The Cost of Learning from the Best: How Prior Knowledge Weakens the Security of Deep Neural Networks presented at BlackHatAsia2019 2019

by Yulong Zhang, Tao Wei, Qian Feng, Yunhan Jack Jia, Zhenyu Zhong, Yantao Lu,

Summary : Deep Neural Networks (DNNs) have been found vulnerable to adversarial examples – inputs that an attacker has intentionally designed to cause the model to make mistakes. Fortunately, generating adversarial examples usually requires white-box access to the victim model, and adversarial attacks against black-box models are still imaginary without running unlimited brute-force search. Thus, keeping models in the cloud can usually give a (false) sense of security. Our goal of this talk is to shed light on a new hidden attack vector of DNNs, which allows adversarial examples to be efficiently generated against black-box models used in mission-critical tasks such as facial recognition, image classification, and autonomous driving.We report an intriguing vulnerability that allows an attacker to effectively attack black-box object detection DNNs using adversarial examples generated from white-box open source models. This vulnerability comes from a prevailing strategy used in deep learning areas to alleviate the thirst for data, called transfer learning, where highly tuned and complex models that have been well-trained on huge datasets are used as pre-trained layers for other similar applications. It is also a recommended practice by major deep learning service providers, including Google Cloud ML and Microsoft Cognitive Toolkit. However, despite its appeal as a solution to the data scarcity problem, we show that the model similarity introduced by transfer learning also creates a more attractive and vulnerable target for attackers. In the talk, we will first present the alarming results from our measurement study that most main-stream object detection models are adopting those winning image classification models in the ImageNet contest as their first few layers, to extract low-level features in the image.

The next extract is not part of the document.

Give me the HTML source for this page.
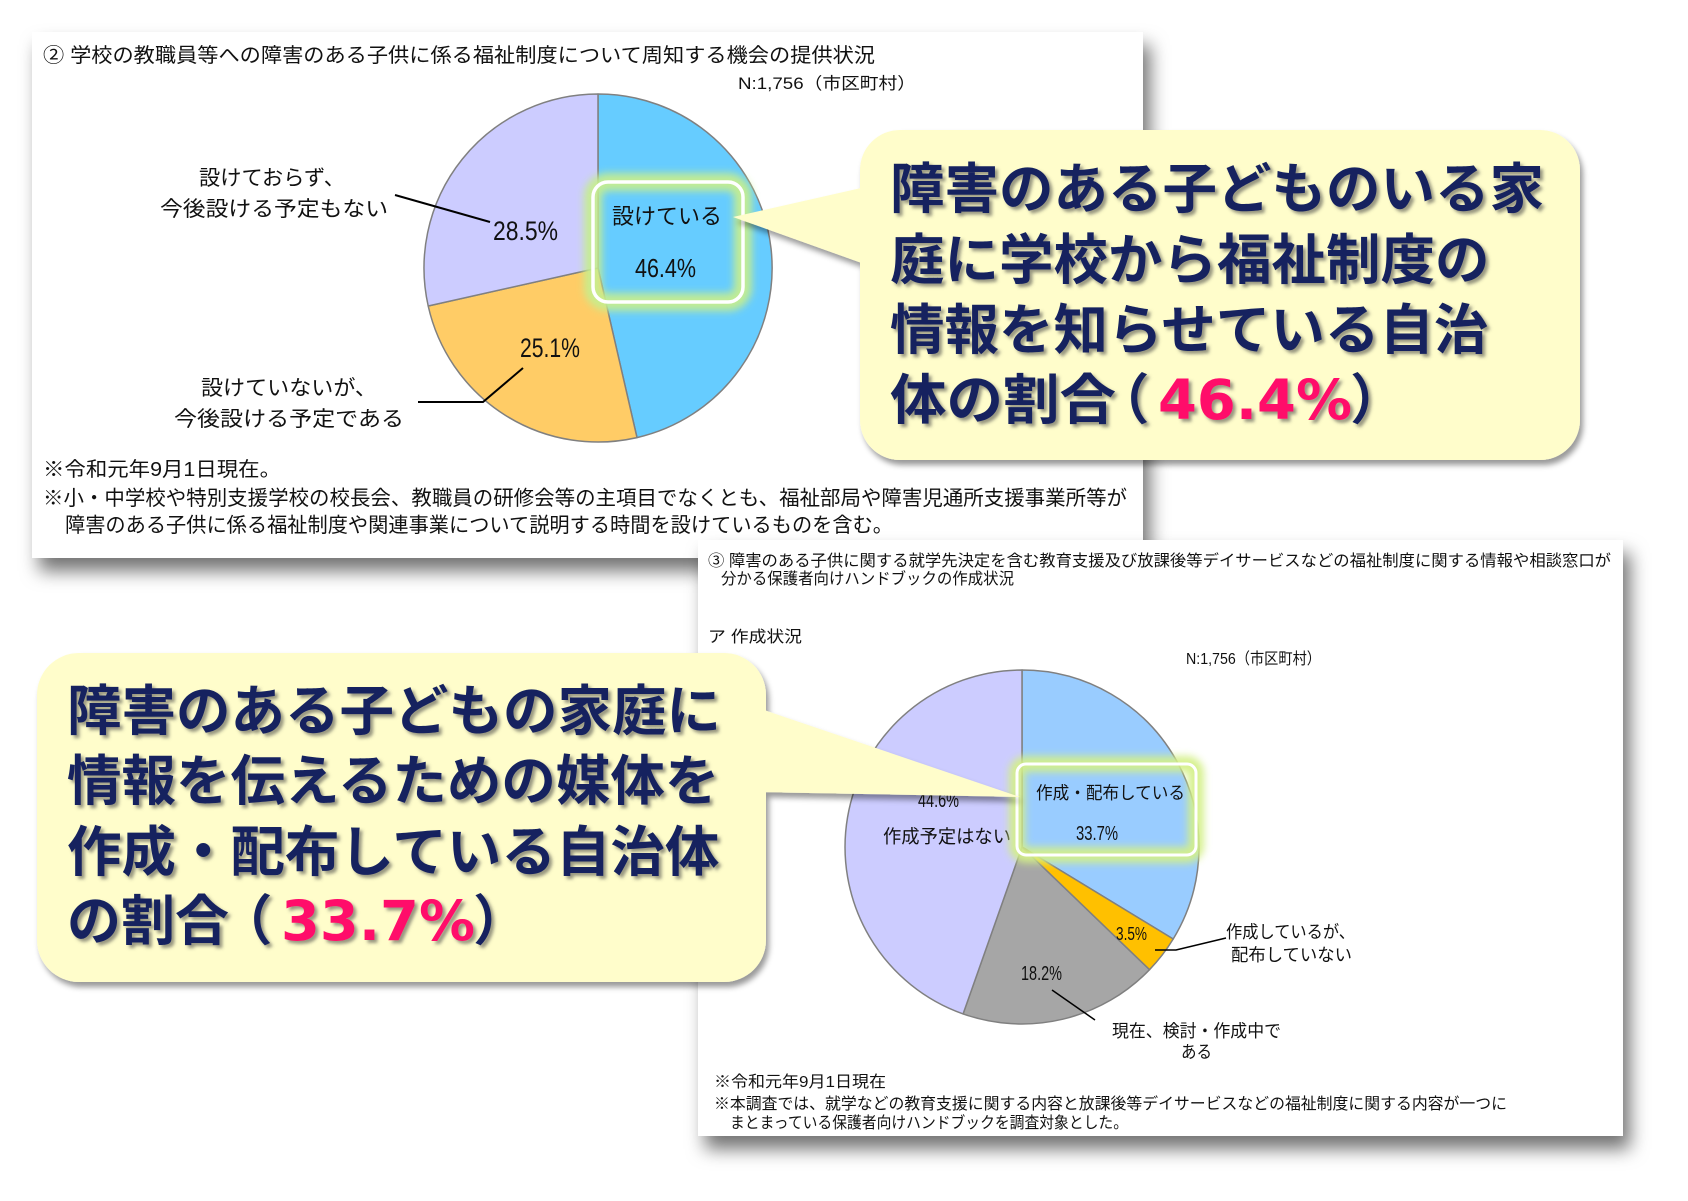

Then we will discuss the attack algorithms, as well as the techniques to identify which pre-trained feature extractor is used by target object detection model with limited queries. We will demo how the adversarial examples generated using our algorithms from YOLOV3, is able to attack other object detection DNNs, that are usually considered using totally different techniques. Finally, we wrap up the presentation with a demo on attacking models from commercial machine-learning-as-a-service provider to make audience aware that keeping models proprietary isn't a guarantee for security against adversarial examples.